(Dataset rows)
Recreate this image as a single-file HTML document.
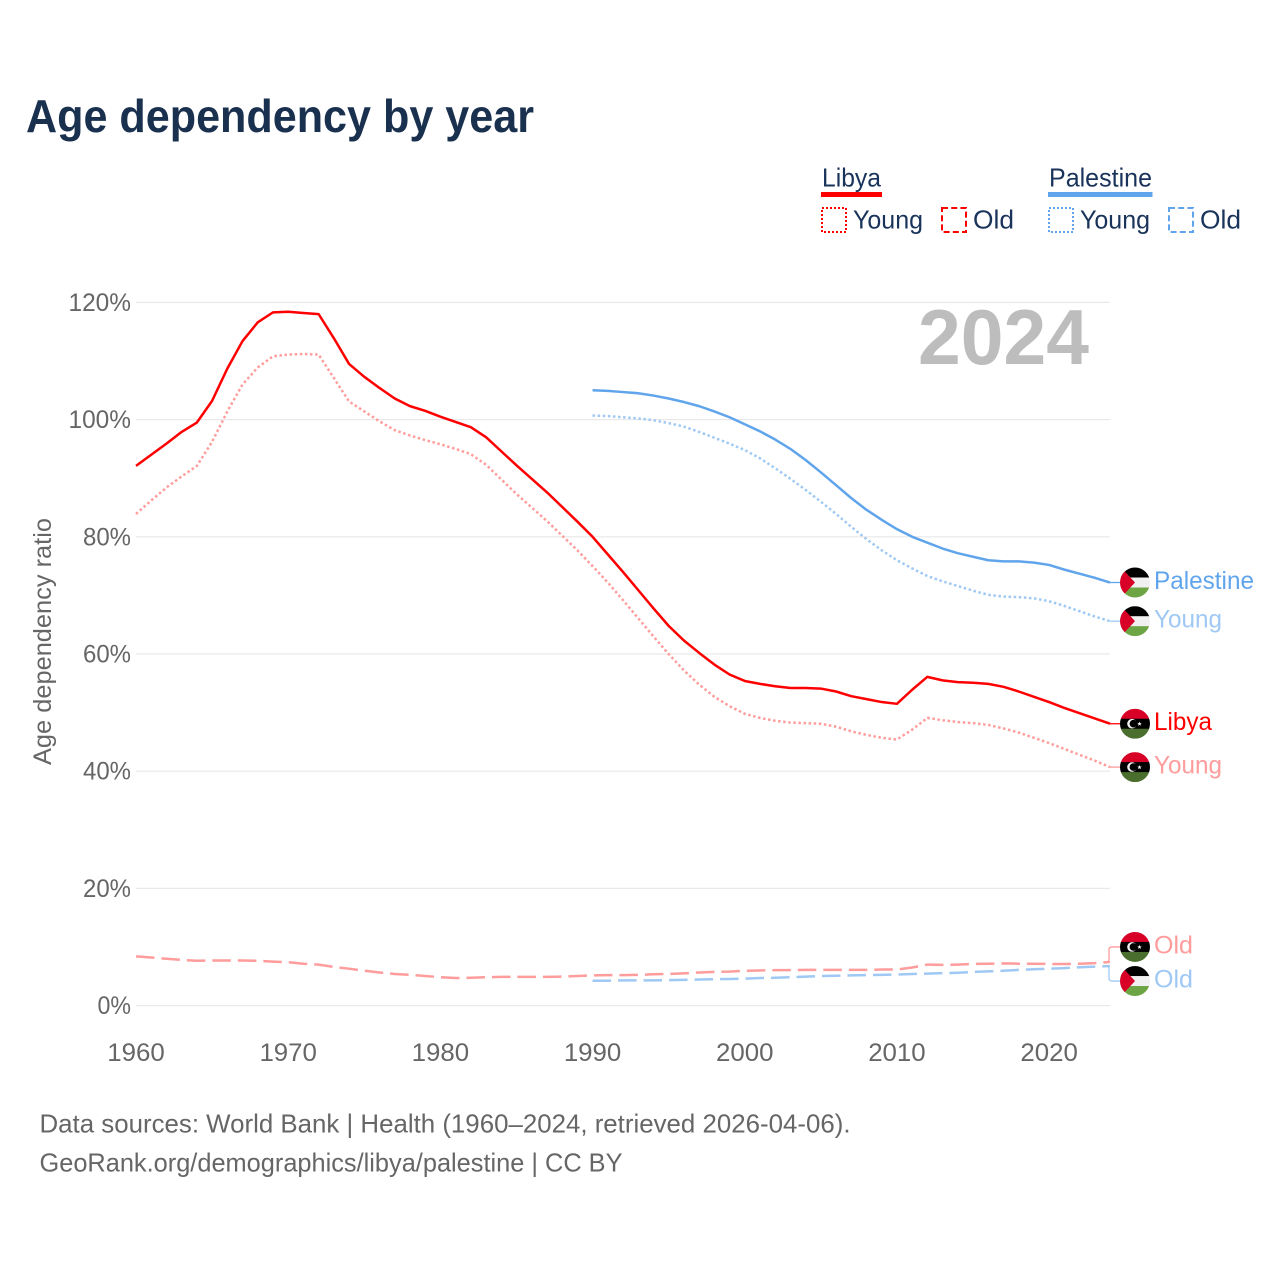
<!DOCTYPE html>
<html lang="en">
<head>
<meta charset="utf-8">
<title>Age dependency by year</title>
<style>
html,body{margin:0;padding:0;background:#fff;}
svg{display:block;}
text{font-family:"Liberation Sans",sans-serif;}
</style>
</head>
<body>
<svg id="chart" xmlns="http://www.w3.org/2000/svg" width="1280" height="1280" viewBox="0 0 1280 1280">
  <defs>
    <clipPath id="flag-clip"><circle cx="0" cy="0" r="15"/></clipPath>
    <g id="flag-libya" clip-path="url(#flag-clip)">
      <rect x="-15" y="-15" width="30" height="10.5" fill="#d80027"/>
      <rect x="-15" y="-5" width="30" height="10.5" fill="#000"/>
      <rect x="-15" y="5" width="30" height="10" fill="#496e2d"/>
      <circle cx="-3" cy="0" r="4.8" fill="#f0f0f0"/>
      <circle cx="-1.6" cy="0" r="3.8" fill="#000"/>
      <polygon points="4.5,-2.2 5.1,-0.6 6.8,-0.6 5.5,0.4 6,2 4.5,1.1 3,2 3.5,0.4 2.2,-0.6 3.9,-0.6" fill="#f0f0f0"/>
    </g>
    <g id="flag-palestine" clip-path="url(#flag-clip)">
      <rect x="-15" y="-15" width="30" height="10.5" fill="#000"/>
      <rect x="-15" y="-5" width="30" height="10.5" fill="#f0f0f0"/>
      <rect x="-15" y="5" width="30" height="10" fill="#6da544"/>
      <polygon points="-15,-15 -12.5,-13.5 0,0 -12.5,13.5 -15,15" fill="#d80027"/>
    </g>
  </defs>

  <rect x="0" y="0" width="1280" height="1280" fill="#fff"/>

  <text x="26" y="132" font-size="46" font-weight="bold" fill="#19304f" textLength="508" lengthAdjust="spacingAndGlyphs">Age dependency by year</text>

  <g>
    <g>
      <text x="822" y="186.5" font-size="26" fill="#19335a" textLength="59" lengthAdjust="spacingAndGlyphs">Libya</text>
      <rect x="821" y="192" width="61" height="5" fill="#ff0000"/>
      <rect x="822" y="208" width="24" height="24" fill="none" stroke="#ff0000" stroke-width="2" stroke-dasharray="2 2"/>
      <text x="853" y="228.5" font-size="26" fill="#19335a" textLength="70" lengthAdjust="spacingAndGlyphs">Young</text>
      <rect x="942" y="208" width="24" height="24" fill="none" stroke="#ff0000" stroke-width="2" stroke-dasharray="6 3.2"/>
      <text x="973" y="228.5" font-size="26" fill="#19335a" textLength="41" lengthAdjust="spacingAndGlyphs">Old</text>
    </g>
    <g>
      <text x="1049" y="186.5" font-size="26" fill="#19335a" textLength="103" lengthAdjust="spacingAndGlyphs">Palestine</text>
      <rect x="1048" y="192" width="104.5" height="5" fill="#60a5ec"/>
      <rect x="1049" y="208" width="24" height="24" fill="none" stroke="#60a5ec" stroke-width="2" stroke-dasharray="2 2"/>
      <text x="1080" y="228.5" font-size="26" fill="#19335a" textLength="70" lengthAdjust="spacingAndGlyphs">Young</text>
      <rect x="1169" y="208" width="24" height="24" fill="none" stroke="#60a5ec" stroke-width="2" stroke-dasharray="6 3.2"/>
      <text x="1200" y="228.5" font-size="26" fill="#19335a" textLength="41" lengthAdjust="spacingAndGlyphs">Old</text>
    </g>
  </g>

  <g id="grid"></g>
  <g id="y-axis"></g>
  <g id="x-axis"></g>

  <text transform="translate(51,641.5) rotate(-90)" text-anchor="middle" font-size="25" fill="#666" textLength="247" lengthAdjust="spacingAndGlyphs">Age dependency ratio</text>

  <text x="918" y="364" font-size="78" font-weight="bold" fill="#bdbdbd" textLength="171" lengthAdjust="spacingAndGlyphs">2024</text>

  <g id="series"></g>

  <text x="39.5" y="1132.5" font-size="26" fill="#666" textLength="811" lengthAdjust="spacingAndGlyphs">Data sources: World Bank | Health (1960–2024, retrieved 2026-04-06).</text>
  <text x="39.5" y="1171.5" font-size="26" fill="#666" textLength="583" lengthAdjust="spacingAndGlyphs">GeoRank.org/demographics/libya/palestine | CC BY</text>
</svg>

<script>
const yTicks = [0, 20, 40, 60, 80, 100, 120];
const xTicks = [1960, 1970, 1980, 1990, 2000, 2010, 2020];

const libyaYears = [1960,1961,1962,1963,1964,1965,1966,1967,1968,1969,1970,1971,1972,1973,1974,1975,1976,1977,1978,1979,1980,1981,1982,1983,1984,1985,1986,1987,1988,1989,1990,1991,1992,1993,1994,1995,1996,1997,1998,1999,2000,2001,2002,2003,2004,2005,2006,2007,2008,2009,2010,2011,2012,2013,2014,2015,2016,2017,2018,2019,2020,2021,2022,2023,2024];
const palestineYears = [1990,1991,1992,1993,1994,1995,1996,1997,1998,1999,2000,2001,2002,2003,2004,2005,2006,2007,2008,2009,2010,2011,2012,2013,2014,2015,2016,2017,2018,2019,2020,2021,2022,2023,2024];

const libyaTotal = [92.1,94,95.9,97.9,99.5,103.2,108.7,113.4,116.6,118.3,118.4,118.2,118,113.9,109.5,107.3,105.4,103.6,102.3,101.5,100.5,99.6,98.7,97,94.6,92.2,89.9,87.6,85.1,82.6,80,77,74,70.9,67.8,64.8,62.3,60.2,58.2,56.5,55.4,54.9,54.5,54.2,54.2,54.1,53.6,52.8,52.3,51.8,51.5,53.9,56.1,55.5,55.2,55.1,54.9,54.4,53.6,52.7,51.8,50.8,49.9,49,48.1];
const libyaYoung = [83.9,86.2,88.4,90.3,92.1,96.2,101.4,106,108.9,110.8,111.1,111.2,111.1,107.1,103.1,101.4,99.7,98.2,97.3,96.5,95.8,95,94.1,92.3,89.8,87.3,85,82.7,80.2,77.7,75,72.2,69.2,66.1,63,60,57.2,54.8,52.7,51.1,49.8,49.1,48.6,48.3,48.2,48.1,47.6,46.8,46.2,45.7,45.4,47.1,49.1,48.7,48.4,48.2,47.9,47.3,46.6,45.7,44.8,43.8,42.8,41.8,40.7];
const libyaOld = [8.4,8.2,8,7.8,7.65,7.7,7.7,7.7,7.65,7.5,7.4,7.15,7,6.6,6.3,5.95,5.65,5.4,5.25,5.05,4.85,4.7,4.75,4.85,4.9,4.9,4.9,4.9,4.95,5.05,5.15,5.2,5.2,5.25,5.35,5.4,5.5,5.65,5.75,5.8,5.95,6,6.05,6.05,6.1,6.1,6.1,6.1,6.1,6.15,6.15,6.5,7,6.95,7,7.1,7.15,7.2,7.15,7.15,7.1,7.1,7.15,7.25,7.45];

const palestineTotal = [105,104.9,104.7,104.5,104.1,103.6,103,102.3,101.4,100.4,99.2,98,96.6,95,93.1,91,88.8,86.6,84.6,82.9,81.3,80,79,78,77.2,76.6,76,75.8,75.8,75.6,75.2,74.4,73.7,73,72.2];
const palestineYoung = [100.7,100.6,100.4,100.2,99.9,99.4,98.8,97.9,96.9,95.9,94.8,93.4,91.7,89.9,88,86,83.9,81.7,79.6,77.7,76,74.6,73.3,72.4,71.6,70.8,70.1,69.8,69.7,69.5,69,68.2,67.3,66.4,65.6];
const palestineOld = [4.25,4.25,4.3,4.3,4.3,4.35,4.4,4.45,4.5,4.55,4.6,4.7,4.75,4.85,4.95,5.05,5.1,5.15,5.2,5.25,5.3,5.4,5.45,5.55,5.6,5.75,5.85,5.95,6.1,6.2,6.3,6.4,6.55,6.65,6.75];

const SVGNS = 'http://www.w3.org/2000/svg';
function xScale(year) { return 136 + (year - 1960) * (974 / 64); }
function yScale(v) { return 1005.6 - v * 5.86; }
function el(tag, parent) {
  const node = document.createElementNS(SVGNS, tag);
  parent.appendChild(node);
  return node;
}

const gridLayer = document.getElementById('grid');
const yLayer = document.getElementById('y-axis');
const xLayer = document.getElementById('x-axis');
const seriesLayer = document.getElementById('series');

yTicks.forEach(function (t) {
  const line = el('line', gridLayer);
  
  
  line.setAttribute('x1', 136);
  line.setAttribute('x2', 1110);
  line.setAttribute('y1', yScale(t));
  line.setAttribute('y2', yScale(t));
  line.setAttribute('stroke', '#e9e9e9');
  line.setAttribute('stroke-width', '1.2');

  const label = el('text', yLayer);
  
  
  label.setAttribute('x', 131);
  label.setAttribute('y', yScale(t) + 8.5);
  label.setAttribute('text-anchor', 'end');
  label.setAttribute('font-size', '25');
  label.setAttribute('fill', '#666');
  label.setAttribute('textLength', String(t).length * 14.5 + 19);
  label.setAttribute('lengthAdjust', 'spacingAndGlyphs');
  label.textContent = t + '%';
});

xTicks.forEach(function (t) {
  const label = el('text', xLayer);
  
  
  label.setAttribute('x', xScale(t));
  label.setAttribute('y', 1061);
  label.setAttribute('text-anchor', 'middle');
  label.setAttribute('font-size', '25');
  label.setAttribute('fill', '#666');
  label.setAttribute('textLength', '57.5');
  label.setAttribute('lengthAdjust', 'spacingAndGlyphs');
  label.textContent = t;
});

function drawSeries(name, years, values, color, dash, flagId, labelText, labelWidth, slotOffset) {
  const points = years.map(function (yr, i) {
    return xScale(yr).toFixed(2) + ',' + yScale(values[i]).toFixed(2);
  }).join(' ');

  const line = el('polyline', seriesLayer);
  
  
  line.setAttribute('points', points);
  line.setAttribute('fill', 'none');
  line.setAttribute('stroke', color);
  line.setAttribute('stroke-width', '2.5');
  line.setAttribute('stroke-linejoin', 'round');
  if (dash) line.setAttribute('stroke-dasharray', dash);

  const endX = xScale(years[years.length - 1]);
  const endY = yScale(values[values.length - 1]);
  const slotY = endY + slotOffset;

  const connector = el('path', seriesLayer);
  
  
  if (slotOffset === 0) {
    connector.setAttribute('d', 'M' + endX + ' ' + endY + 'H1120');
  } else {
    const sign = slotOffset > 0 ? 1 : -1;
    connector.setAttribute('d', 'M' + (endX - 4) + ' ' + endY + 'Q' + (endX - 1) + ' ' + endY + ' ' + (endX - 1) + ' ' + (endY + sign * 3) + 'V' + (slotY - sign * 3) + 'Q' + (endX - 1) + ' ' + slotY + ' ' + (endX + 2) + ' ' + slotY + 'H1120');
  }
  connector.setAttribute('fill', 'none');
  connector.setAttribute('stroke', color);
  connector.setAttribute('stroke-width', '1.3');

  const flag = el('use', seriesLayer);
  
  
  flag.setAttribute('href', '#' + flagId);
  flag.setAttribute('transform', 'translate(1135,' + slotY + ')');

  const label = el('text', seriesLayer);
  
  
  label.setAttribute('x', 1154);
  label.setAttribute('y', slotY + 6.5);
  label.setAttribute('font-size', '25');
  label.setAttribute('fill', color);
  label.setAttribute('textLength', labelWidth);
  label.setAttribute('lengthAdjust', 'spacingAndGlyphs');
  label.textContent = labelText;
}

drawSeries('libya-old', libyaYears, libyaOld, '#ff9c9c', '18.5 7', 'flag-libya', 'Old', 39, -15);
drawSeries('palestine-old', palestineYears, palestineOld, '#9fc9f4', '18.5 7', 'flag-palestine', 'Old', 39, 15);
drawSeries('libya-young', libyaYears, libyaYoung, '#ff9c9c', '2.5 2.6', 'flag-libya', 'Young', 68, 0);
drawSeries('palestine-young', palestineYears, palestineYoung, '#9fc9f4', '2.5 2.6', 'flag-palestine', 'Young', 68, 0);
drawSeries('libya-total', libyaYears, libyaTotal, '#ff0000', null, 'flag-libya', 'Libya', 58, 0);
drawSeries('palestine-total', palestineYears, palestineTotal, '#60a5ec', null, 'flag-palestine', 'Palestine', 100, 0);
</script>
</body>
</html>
* * *
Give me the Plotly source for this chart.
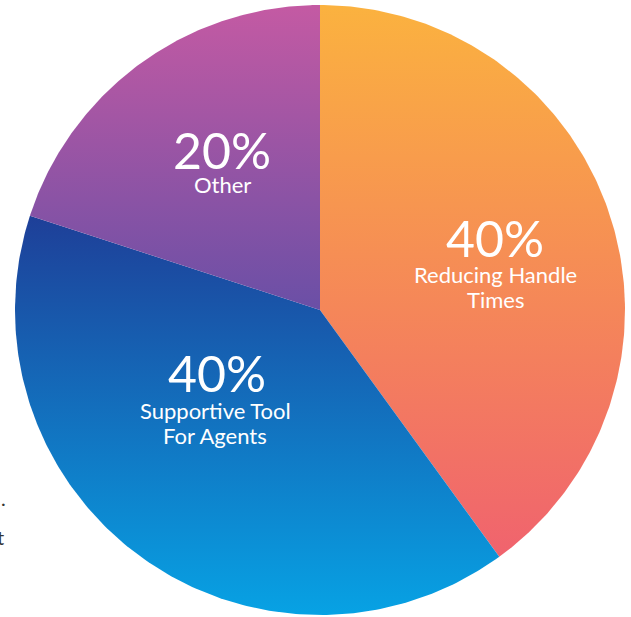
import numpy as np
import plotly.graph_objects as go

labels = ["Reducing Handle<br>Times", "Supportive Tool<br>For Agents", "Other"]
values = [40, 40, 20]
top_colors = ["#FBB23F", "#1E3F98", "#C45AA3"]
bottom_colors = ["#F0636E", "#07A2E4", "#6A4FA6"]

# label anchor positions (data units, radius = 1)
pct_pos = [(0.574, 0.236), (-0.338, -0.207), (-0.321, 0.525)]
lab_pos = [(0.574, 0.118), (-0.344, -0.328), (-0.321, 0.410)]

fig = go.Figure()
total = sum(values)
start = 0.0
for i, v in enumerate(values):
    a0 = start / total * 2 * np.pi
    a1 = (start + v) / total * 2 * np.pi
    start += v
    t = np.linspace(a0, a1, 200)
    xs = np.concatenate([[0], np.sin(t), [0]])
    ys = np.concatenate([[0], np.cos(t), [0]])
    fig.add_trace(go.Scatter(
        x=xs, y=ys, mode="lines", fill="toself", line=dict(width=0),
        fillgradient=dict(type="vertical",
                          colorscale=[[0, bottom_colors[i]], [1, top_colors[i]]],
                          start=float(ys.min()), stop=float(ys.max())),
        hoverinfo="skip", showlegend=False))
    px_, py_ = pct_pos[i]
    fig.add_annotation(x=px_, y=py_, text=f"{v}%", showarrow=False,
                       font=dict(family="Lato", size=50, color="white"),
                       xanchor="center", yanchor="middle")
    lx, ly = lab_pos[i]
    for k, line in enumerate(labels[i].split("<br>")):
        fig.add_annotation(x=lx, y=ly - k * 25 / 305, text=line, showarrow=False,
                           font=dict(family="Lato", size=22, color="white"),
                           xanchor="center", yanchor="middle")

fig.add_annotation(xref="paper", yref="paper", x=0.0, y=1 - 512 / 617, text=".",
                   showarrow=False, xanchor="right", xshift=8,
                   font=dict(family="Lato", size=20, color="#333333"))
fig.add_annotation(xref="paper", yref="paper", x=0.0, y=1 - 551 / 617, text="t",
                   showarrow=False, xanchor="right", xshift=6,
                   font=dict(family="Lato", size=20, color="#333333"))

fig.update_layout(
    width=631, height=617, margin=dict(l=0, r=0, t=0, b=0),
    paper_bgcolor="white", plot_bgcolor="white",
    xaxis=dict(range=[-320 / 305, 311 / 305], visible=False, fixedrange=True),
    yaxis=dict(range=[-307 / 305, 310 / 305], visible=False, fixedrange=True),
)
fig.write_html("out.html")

[WHAT THE EXERCISE ASKS] Each line in the entries above that includes the string "document" should be extracted.

[EXERCISE RESPONSE]
Recreate this image as a single-file HTML document.
  const node = document.createElementNS(SVGNS, tag);
const gridLayer = document.getElementById('grid');
const yLayer = document.getElementById('y-axis');
const xLayer = document.getElementById('x-axis');
const seriesLayer = document.getElementById('series');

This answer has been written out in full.